SHORT TASK:
In the entries that follow, the first line to write out is the one containing "The picture is", and the last is the one containing "TITLE_FS = 70". Reproduce that stretch exactly, with nothing before or after it.

MATERIAL TO PROCESS:
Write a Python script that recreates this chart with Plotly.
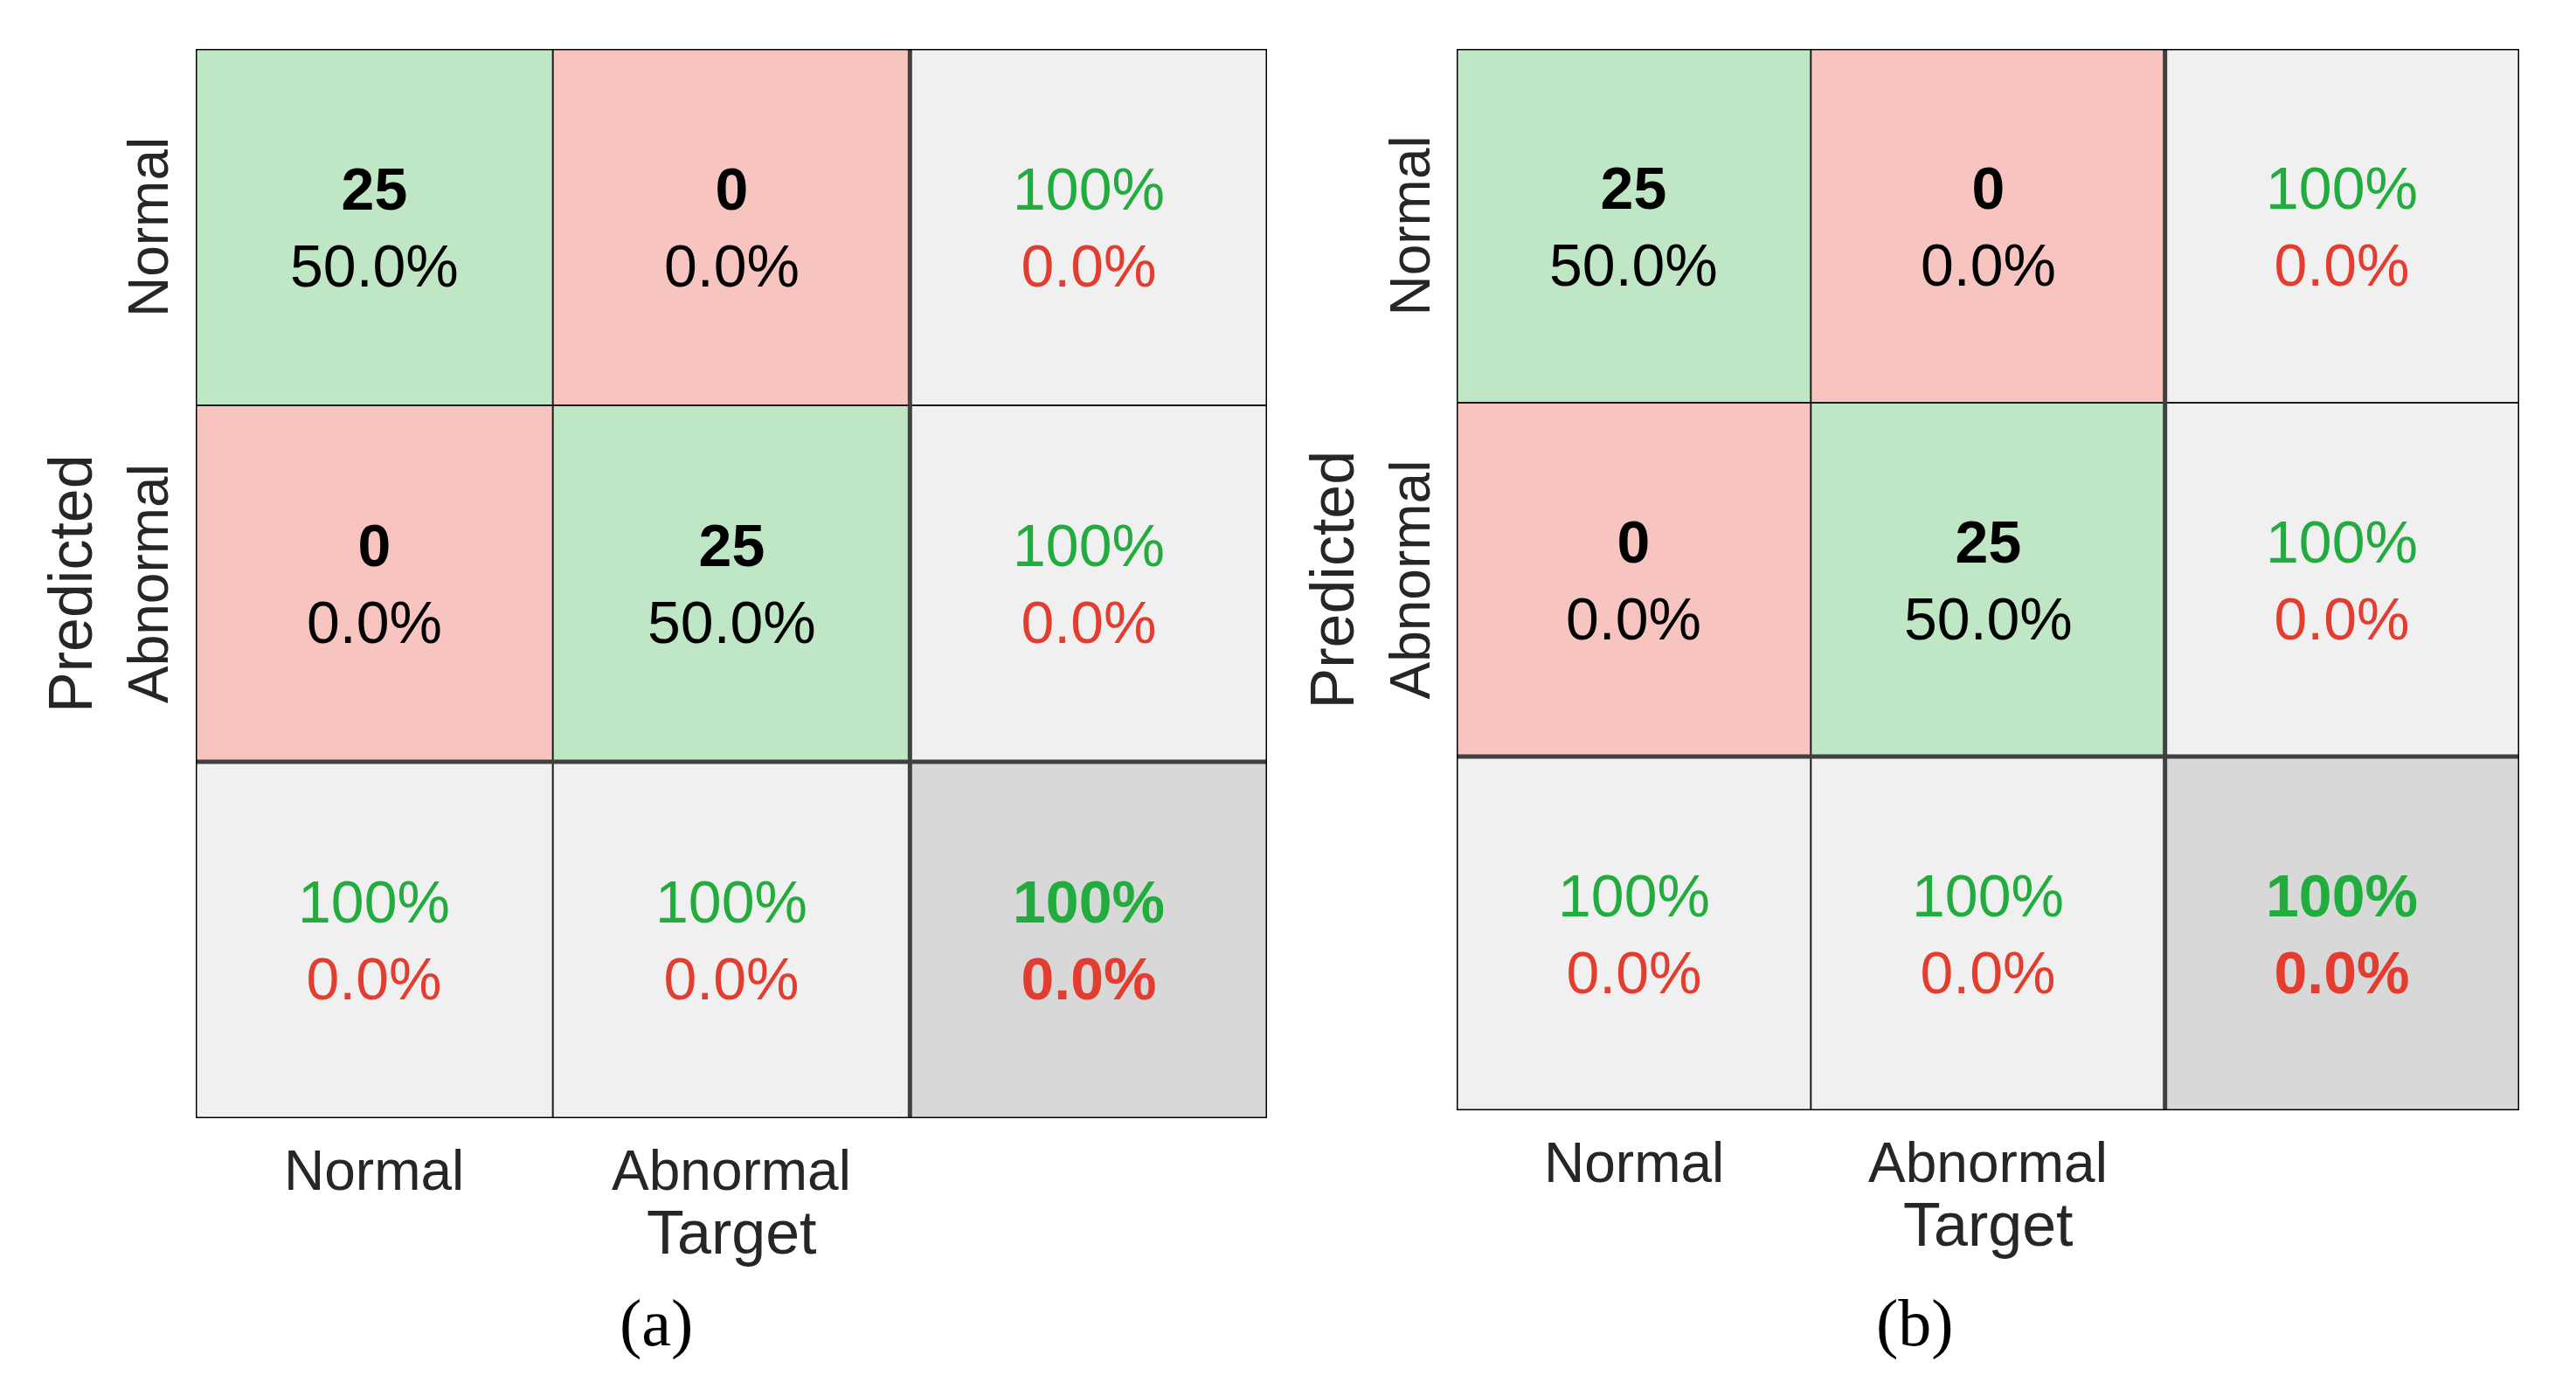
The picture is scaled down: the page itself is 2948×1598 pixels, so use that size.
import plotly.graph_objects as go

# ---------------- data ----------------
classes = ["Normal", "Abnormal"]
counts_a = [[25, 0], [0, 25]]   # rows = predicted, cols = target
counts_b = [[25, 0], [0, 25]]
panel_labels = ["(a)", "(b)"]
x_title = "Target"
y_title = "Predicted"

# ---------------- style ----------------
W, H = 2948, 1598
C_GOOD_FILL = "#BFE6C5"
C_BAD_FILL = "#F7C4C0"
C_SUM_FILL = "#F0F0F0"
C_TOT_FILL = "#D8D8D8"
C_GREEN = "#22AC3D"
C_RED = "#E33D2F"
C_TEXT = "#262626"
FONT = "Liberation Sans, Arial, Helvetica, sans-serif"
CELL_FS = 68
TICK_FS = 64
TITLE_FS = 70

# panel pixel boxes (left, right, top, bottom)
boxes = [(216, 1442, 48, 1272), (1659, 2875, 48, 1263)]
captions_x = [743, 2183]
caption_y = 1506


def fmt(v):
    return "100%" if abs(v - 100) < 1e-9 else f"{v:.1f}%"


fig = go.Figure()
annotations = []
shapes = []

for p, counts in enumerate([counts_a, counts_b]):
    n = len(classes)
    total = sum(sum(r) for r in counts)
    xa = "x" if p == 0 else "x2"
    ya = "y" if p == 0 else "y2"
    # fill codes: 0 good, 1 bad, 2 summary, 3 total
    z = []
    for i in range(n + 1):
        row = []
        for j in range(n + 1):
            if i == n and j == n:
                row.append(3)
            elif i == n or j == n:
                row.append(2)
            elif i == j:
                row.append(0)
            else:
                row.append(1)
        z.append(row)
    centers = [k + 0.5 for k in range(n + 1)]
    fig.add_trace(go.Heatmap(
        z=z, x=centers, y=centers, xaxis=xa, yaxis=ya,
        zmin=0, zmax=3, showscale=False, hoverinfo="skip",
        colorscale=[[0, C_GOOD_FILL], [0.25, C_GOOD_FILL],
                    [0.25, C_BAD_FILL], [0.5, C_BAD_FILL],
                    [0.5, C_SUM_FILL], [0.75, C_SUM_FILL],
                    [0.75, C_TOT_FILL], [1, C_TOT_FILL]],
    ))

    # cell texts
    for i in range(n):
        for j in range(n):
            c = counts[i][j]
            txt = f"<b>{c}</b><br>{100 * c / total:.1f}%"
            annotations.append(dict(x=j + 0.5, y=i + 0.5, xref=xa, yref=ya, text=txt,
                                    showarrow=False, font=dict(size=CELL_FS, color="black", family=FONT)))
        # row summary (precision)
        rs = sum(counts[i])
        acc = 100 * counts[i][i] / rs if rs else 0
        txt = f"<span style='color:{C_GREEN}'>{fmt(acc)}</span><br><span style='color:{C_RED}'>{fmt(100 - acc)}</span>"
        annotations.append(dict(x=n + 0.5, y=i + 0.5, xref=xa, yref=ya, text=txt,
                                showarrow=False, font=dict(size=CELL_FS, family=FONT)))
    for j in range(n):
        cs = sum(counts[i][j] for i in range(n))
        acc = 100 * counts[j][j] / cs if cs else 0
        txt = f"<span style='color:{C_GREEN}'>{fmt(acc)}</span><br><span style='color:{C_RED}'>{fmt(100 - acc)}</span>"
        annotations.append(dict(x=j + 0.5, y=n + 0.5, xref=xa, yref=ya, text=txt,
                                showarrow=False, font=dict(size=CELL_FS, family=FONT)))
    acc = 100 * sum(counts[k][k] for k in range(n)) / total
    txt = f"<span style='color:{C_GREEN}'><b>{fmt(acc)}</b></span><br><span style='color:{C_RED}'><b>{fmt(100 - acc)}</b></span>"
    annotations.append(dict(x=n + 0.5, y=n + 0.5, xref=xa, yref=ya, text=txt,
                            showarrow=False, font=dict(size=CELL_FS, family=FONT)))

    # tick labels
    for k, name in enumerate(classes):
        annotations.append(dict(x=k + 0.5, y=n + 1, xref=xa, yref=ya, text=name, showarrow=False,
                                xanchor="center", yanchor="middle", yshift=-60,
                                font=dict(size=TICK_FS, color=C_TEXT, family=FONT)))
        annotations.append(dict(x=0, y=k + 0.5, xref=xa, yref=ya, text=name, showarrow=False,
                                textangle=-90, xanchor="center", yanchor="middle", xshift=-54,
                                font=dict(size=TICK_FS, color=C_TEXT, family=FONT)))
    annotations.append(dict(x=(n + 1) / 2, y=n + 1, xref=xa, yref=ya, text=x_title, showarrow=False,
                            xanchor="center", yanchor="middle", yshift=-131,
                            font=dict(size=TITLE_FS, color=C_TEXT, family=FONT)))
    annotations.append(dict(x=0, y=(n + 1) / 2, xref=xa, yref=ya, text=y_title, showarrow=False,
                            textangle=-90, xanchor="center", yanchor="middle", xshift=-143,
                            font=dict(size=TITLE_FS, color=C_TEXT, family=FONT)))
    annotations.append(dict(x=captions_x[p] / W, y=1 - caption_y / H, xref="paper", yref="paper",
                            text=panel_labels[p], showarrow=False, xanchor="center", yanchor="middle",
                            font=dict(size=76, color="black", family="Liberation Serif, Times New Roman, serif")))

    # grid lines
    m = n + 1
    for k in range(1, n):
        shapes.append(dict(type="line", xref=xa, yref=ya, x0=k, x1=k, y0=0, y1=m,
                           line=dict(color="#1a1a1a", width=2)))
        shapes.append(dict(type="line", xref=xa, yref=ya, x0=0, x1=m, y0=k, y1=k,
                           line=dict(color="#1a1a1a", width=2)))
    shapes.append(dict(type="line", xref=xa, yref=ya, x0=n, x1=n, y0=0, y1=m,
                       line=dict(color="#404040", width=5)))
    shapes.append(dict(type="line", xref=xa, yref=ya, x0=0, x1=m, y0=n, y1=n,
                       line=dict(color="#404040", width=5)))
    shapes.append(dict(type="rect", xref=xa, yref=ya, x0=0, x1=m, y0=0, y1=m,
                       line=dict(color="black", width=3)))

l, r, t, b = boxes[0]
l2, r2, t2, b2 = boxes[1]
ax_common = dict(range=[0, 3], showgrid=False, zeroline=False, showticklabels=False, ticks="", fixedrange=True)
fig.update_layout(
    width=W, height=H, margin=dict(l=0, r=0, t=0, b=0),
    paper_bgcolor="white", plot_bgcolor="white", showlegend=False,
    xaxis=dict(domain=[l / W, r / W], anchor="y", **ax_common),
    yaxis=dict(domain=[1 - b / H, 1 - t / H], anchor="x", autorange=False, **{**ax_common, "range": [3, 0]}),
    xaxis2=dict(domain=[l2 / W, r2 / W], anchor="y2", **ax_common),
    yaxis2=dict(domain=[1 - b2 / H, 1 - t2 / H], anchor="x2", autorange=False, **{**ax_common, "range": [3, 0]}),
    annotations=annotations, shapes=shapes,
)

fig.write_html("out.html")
* * *
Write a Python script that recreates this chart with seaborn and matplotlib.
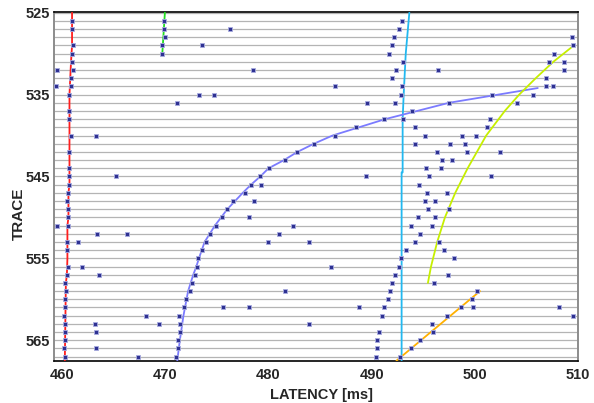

ANSWER TO THE TASK:
The picture is scaled down: the page itself is 2948×1598 pixels, so use that size.
import plotly.graph_objects as go

# ---------------- data ----------------
classes = ["Normal", "Abnormal"]
counts_a = [[25, 0], [0, 25]]   # rows = predicted, cols = target
counts_b = [[25, 0], [0, 25]]
panel_labels = ["(a)", "(b)"]
x_title = "Target"
y_title = "Predicted"

# ---------------- style ----------------
W, H = 2948, 1598
C_GOOD_FILL = "#BFE6C5"
C_BAD_FILL = "#F7C4C0"
C_SUM_FILL = "#F0F0F0"
C_TOT_FILL = "#D8D8D8"
C_GREEN = "#22AC3D"
C_RED = "#E33D2F"
C_TEXT = "#262626"
FONT = "Liberation Sans, Arial, Helvetica, sans-serif"
CELL_FS = 68
TICK_FS = 64
TITLE_FS = 70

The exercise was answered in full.